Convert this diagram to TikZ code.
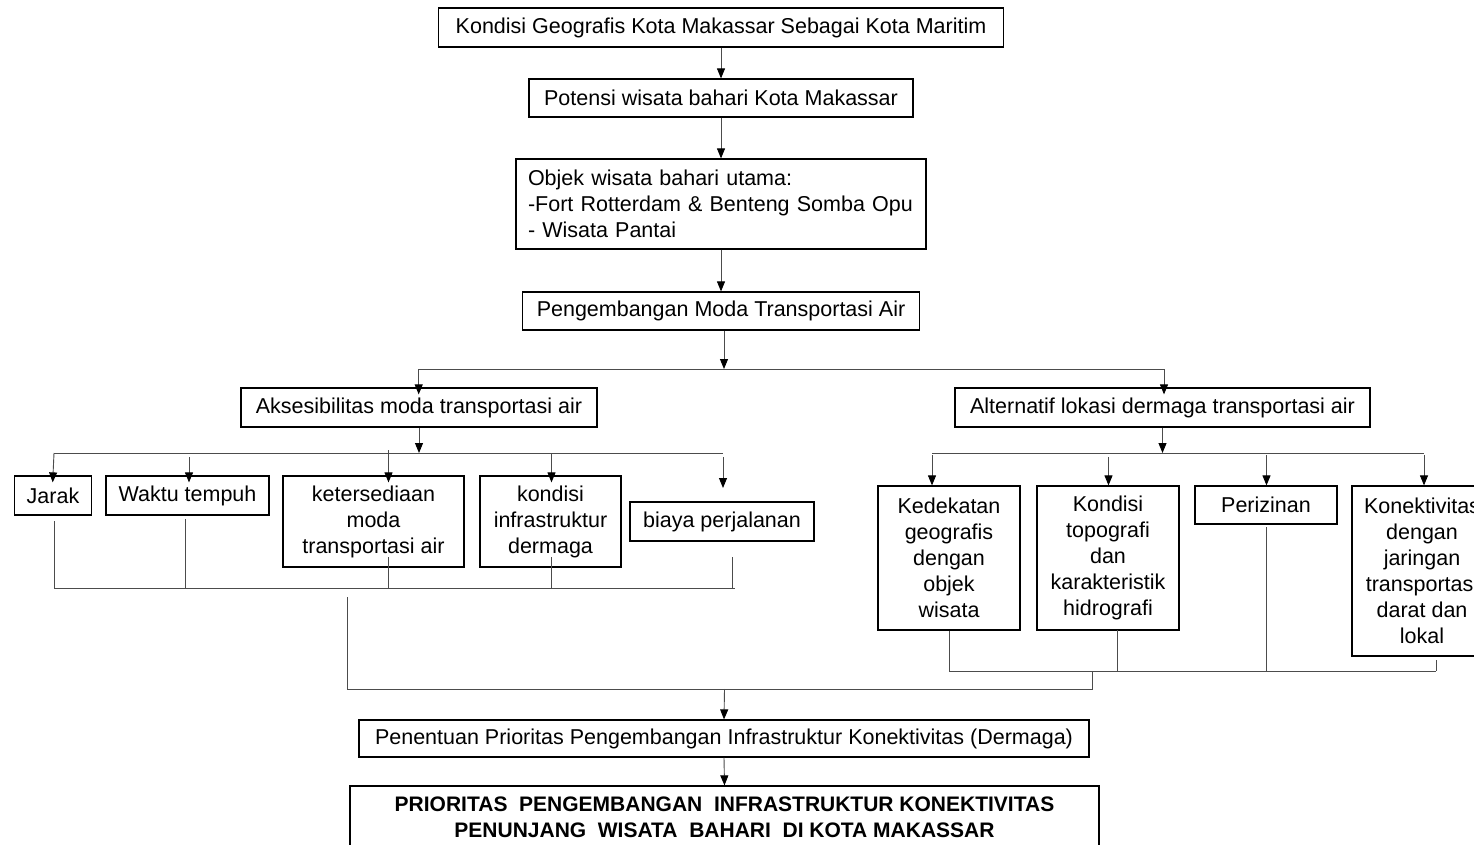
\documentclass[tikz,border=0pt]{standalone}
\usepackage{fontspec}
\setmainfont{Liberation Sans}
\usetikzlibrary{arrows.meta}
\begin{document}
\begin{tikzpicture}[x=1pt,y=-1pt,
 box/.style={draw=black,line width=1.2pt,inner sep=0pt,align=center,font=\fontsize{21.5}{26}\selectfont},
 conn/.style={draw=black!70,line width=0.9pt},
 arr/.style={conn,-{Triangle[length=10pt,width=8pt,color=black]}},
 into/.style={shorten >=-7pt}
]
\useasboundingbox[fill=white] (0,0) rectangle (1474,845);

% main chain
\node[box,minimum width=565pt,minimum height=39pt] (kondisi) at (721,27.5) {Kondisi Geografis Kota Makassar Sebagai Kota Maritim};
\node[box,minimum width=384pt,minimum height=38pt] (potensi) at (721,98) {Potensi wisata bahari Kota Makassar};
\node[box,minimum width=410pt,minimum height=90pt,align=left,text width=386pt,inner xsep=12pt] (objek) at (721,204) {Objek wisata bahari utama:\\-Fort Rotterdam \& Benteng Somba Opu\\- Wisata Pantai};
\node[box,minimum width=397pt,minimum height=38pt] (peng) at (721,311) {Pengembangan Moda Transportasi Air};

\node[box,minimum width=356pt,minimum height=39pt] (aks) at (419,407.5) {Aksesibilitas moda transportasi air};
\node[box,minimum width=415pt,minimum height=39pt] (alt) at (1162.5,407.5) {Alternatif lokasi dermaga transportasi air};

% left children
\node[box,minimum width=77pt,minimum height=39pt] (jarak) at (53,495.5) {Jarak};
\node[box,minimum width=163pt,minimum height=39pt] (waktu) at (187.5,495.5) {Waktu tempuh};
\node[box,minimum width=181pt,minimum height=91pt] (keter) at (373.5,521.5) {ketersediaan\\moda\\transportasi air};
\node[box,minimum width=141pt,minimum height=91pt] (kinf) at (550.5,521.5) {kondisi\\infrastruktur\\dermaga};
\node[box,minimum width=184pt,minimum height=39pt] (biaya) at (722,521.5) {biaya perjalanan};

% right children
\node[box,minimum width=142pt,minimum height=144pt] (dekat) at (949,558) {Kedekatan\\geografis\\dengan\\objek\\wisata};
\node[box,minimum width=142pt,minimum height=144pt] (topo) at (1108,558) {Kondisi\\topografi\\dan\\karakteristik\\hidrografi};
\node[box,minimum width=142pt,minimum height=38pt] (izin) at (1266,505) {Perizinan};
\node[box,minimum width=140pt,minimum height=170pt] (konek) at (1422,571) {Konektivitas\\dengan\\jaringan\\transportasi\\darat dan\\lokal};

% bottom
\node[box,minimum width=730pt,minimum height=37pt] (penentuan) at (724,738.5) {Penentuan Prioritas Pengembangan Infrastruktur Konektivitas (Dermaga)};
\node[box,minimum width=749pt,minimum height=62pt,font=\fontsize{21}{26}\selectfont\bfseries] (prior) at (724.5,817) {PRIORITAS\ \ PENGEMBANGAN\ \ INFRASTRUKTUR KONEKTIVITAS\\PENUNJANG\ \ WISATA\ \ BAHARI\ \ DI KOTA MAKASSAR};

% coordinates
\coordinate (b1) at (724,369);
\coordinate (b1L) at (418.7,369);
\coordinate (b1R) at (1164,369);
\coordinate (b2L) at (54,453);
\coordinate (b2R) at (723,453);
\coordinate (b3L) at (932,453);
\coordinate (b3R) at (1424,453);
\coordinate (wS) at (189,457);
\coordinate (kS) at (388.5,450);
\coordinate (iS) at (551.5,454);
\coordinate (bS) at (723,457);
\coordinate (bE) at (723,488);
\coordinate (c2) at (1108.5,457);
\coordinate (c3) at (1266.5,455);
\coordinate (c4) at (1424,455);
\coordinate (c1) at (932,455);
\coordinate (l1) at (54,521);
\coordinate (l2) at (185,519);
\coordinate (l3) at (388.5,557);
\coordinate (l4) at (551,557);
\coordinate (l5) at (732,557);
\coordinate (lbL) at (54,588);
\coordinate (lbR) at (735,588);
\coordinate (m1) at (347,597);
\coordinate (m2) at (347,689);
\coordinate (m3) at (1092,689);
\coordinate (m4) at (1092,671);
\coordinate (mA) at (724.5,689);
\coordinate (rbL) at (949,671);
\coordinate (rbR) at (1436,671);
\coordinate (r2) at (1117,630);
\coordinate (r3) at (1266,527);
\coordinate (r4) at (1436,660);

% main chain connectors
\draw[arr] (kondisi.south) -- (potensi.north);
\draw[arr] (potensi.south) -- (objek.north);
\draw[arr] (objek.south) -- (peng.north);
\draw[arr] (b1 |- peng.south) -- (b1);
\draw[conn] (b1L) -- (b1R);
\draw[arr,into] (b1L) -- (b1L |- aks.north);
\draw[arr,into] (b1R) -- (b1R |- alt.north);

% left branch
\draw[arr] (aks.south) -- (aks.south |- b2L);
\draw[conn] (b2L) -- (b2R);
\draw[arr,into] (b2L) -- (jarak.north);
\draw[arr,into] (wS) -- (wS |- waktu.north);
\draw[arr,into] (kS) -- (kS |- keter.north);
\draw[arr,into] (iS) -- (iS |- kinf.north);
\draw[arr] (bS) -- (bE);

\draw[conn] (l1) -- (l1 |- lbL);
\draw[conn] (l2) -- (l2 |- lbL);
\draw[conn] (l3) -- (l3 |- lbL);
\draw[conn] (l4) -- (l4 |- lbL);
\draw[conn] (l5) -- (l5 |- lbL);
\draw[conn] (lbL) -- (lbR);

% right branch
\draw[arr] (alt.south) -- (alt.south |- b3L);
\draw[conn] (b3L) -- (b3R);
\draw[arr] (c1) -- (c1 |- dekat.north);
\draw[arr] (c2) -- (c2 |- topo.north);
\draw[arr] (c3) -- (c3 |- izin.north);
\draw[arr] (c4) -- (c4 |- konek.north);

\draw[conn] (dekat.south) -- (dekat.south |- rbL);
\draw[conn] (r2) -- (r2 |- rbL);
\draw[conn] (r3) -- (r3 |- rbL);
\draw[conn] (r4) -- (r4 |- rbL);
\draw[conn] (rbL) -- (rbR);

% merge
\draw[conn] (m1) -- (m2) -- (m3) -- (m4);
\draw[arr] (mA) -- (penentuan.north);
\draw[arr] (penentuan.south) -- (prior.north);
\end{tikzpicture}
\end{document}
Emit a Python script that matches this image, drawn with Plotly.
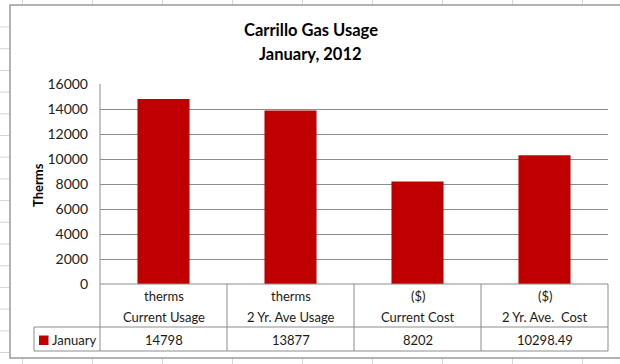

######

WORK TO DO: Look through the data and gather every line with the string "this" in it.

CORRECT RESULT:
Convert this diagram to TikZ code.
Emit a Python script that matches this image, drawn with Plotly.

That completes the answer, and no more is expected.